Huong_Doan · September 12, 2021, 6:40am

This is the code for re-train the model.

Call the function:

retrain_and_fine_tune_and_save_model(pretrain_dataset_name=‘multi_news’,
num_train_docs=5, num_val_docs=5)

def retrain_and_fine_tune_and_save_model(pretrain_dataset_name, num_train_docs, num_val_docs):
model_name = ‘google/pegasus-large’
device = ‘cuda’ if torch.cuda.is_available() else ‘cpu’
tokenizer = PegasusTokenizer.from_pretrained(model_name)
model = PegasusForConditionalGeneration.from_pretrained(model_name).to(device)

dataset = load_dataset(pretrain_dataset_name)
train_texts = dataset['train']['document'][0:num_train_docs]
train_labels = dataset['train']['summary'][0:num_train_docs]
val_texts = dataset['validation']['document'][num_train_docs : num_train_docs + num_val_docs]
val_labels = dataset['validation']['summary'][num_train_docs : num_train_docs + num_val_docs]


# df_train = pd.DataFrame(list(zip(train_texts, train_labels)), columns=["texts", "summary"])
# df_train.to_csv('df_xsum_train.csv', index=False)
# df_train_2 = pd.read_csv('df_xsum_train.csv')

train_encodings = tokenizer(train_texts, truncation=True, padding=True)
train_decodings = tokenizer(train_labels, truncation=True, padding=True)
val_encodings = tokenizer(val_texts, truncation=True, padding=True)
val_decodings = tokenizer(val_labels, truncation=True, padding=True)

train_dataset = Sum_Dataset(train_encodings, train_decodings)
val_dataset = Sum_Dataset(val_encodings, val_decodings)
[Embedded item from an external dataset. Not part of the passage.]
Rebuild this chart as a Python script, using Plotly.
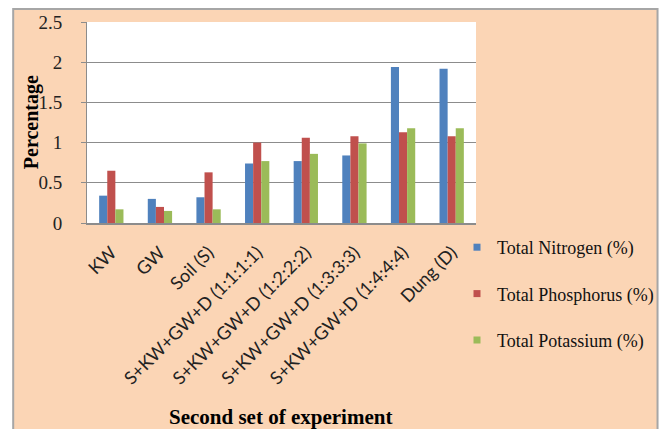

training_args = TrainingArguments(
    output_dir='./results',  # output directory
    num_train_epochs=2,  # total number of training epochs
    per_device_train_batch_size=1,  # batch size per device during training, can increase if memory allows
    per_device_eval_batch_size=1,  # batch size for evaluation, can increase if memory allows
    save_steps=500,  # number of updates steps before checkpoint saves
    save_total_limit=5,  # limit the total amount of checkpoints and deletes the older checkpoints
    evaluation_strategy='steps',  # evaluation strategy to adopt during training
    eval_steps=100,  # number of update steps before evaluation
    warmup_steps=500,  # number of warmup steps for learning rate scheduler
    weight_decay=0.01,  # strength of weight decay
    logging_dir='./logs',  # directory for storing logs
    logging_steps=10,
)

trainer = Trainer(
    model=model,  # the instantiated Transformers model to be trained
    args=training_args,  # training arguments, defined above
    train_dataset=train_dataset,  # training dataset
    eval_dataset=val_dataset  # evaluation dataset
)
trainer.train()

# save model
model_name = "./pegasus_model"
trainer.save_model(model_name)

return model_name

Huong_Doan · September 12, 2021, 6:42am

Thanks for trying to help. I posted the code.

eqy · September 16, 2021, 4:53pm

Unfortunately it’s difficult to see what the issue is since we don’t have knowledge of what is in the train() function. Could you give some more details about where exactly the OOM happens (e.g., is it in the training function?) and if it’s a specific allocation (e.g., copying data to device, or moving the model to device, etc.).